Adoptée par le Parlement le 21 janvier, la réforme sera soumise à un référendum le 16 avril. Dans ce scrutin crucial, le vote des émigrés turcs aura un poids particulièrement important. « Trois ou quatre cent mille voix apportées des Turcs de l’étranger pourraient compter environ 1 point dans le vote. Surtout si la participation est plus faible en Turquie », affirme le politologue et universitaire turc Ahmet Insel.

Or la diaspora turque en Europe est importante : on compte en Allemagne environ 3 millions de Turcs, dont près de la moitié a le droit de vote (la plus importante communauté turque au monde hors de la Turquie) ; environ 650 000 en France (dont 320 000 inscrits sur les listes électorales) ; environ 400 000 aux Pays-Bas… Dès lors, la communauté turque à l’étranger devient une cible privilégiée pour chaque camp. Le gouvernement turc, très proactif, participe ainsi à des meetings de soutien à la réforme, organisés par l’AKP, parti de M. Erdogan.

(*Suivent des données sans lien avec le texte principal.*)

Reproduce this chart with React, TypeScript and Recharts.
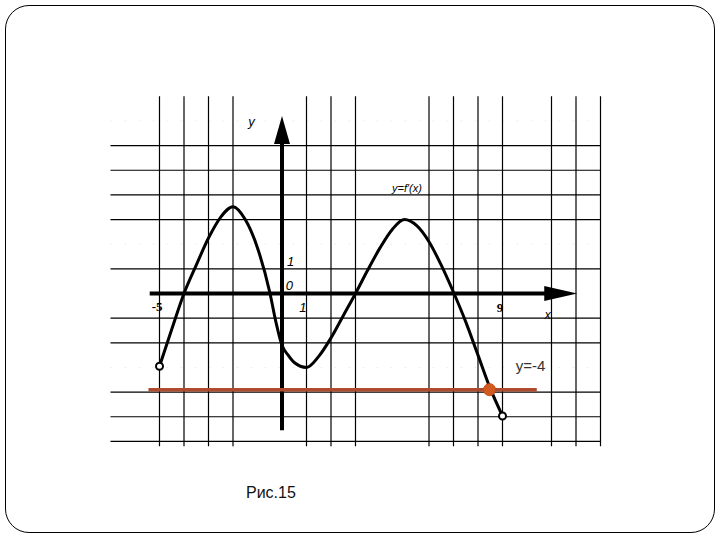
import React from 'react';
import { ComposedChart, Line, XAxis, YAxis, ReferenceLine, ReferenceDot } from 'recharts';

// f'(x) curve
const curveX = [-5, -4.5, -4, -3.5, -3, -2.5, -2, -1.5, -1, -0.5, -0.25, 0, 0.25, 0.5, 1, 1.5, 2, 2.5, 3, 3.5, 4, 4.5, 5, 5.5, 6, 6.5, 7, 7.5, 8, 8.5, 9];
const curveY = [-2.95, -1.45, 0, 1.15, 2.25, 3.1, 3.52, 3.0, 1.85, 0.05, -1.15, -2.1, -2.5, -2.8, -3.0, -2.55, -1.8, -0.9, 0, 0.95, 1.85, 2.6, 3.0, 2.75, 2.1, 1.15, 0.05, -1.15, -2.5, -3.85, -4.97];

const gridRowsY = [6, 5, 4, 3, 1, -1, -2, -4, -5, -6];
const faintRowsY = [7, 2, -3];
const gridColsX = [-5, -4, -3, -2, 1, 2, 3, 6, 7, 8, 9, 11, 12, 13];

const lineLevel = -3.9; // the y=-4 line
const crossX = 8.47;

const data = curveX.map((x, i) => ({ x, y: curveY[i] }));

const textShape = (text: string, style: any) => (p: any) => (
  <text x={p.cx} y={p.cy} {...style}>{text}</text>
);

const italic = { fontFamily: 'Liberation Sans, Arial, sans-serif', fontStyle: 'italic', fontSize: 12, fill: '#000', textAnchor: 'middle' };
const boldSerif = { fontFamily: 'Liberation Serif, Times New Roman, serif', fontWeight: 'bold', fontSize: 13, fill: '#000', textAnchor: 'middle' };

export default function App() {
  return (
    <div style={{ position: 'absolute', left: 0, top: 0, width: 720, height: 540, background: '#fff' }}>
      <div style={{ position: 'absolute', left: 5, top: 5, width: 708, height: 526, border: '1px solid #000', borderRadius: 24 }} />
      <div style={{ position: 'absolute', left: 0, top: 0 }}>
        <ComposedChart width={720} height={540} data={data}
          margin={{ left: 86, right: 95, top: 71.65, bottom: 73.95 }}>
          <XAxis dataKey="x" type="number" domain={[-8, 14]} hide allowDataOverflow />
          <YAxis type="number" domain={[-7, 9]} hide allowDataOverflow />
          {faintRowsY.map((y) => (
            <ReferenceLine key={'f' + y} segment={[{ x: -7, y }, { x: 13, y }]} stroke="#ececec" strokeWidth={1} strokeDasharray="2 12" />
          ))}
          {gridRowsY.map((y) => (
            <ReferenceLine key={'r' + y} segment={[{ x: -7, y }, { x: 13, y }]} stroke="#000" strokeWidth={1.2} />
          ))}
          {gridColsX.map((x) => (
            <ReferenceLine key={'c' + x} segment={[{ x, y: -6.2 }, { x, y: 8 }]} stroke="#000" strokeWidth={1.2} />
          ))}
          <ReferenceLine segment={[{ x: -5.4, y: 0 }, { x: 10.9, y: 0 }]} stroke="#000" strokeWidth={4} />
          <ReferenceLine segment={[{ x: 0, y: -5.55 }, { x: 0, y: 6.1 }]} stroke="#000" strokeWidth={4} />
          <ReferenceDot x={12.05} y={0} r={0} shape={(p: any) => (
            <polygon points={`${p.cx},${p.cy} ${p.cx - 33},${p.cy - 7.5} ${p.cx - 33},${p.cy + 7.5}`} fill="#000" />
          )} />
          <ReferenceDot x={0} y={7.2} r={0} shape={(p: any) => (
            <polygon points={`${p.cx},${p.cy} ${p.cx - 8},${p.cy + 28} ${p.cx + 8},${p.cy + 28}`} fill="#000" />
          )} />
          <ReferenceLine segment={[{ x: -5.45, y: lineLevel }, { x: 10.4, y: lineLevel }]} stroke="#b04a2c" strokeWidth={3.5} />
          <Line dataKey="y" type="monotone" stroke="#000" strokeWidth={3} dot={false} isAnimationActive={false} />
          <ReferenceDot x={crossX} y={lineLevel} r={6} fill="#d35a1f" stroke="#c04d1c" strokeWidth={1} />
          <ReferenceDot x={curveX[0]} y={curveY[0]} r={3.5} fill="#fff" stroke="#000" strokeWidth={2} />
          <ReferenceDot x={curveX[curveX.length - 1]} y={curveY[curveY.length - 1]} r={3.5} fill="#fff" stroke="#000" strokeWidth={2} />
          <ReferenceDot x={-1.25} y={6.8} r={0} shape={textShape('y', { ...italic, fontSize: 13 })} />
          <ReferenceDot x={0.35} y={1.1} r={0} shape={textShape('1', { ...italic, fontSize: 13 })} />
          <ReferenceDot x={0.3} y={0.15} r={0} shape={textShape('0', { ...italic, fontSize: 13 })} />
          <ReferenceDot x={-5.1} y={-0.7} r={0} shape={textShape('-5', boldSerif)} />
          <ReferenceDot x={0.85} y={-0.75} r={0} shape={textShape('1', { ...italic, fontSize: 13 })} />
          <ReferenceDot x={8.9} y={-0.75} r={0} shape={textShape('9', boldSerif)} />
          <ReferenceDot x={10.85} y={-1.05} r={0} shape={textShape('x', italic)} />
          <ReferenceDot x={5.1} y={4.1} r={0} shape={textShape('y=f′(x)', { ...italic, fontSize: 11 })} />
          <ReferenceDot x={10.15} y={-3.15} r={0} shape={textShape('y=-4', { fontFamily: 'Liberation Sans, Arial, sans-serif', fontSize: 15, fill: '#333', textAnchor: 'middle' })} />
        </ComposedChart>
      </div>
      <div style={{ position: 'absolute', left: 246, top: 484, fontFamily: 'Liberation Sans, Arial, sans-serif', fontSize: 16, color: '#111' }}>Рис.15</div>
    </div>
  );
}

Des rassemblements annulés, une ministre turque refoulée

La répression en cours en Turquie a considérablement refroidi les relations entre le pays et l’Union européenne, qui s’inquiète des violations des libertés publiques. Plusieurs pays se sont attaqués aux rassemblements pro-Erdogan prévus sur leur territoire :

  • Les Pays-Bas ont interdit l’atterrissage, samedi 11 mars, de l’avion du ministre turc des affaires étrangères, Mevlut Cavusoglu, alors qu’il allait se poser à Rotterdam pour un meeting de soutien. Quelques heures plus tard, la ministre de la famille, Fatma Betül Sayan Kaya, a été reconduite à la frontière avec l’Allemagne, qu’elle avait franchie en voiture. Le premier ministre néerlandais, Mark Rutte, a invoqué un risque à l’ordre public, déclarant que « ces rassemblements ne doivent pas contribuer à des tensions dans notre société ». M. Erdogan a accusé les Néerlandais d’être des « fascistes » influencés par les « vestiges du nazisme ».
  • En Autriche, un meeting électoral en présence d’un cadre du parti AKP a été interdit le 10 mars par la commune de Hörbranz au Vorarlberg (ouest du pays) en raison de « risques de trouble à l’ordre public ».
  • En Suède, un meeting en faveur de la réforme a été annulé après que le propriétaire de la salle de réunion a résilié le contrat de location sans explication, a annoncé l’agence de presse turque Dogan dimanche.
  • En Suisse, un meeting électoral présidé par un responsable du parti AKP a été interdit le 10 mars par la police du canton d’Argovie en raison d’un « risque de trouble à l’ordre public ».
  • Et en France ? Le ministre turc des affaires étrangères a pu se rendre samedi soir 11 mars à une réunion publique à Metz (Moselle), organisée par une association turque. Le ministère français des affaires étrangères a déclaré que le meeting ne présentait pas « de menaces à l’ordre public ».

La question des relations avec la Turquie divise les Européens eux-mêmes, notamment en raison de la gestion des migrants. Certains redoutent en effet que M. Erdogan n’applique plus l’accord sur les migrants signé en mars et ne contienne plus les flux de réfugiés qui tentent d’atteindre l’Europe. D’autre part, les dirigeants de l’UE craignent qu’en coupant les ponts avec la Turquie, le pays ne sombre dans la dictature.

Mise à jour le 12 mars à 12 h 15 : ajout d’interdictions de meetings en Autriche et en Suisse.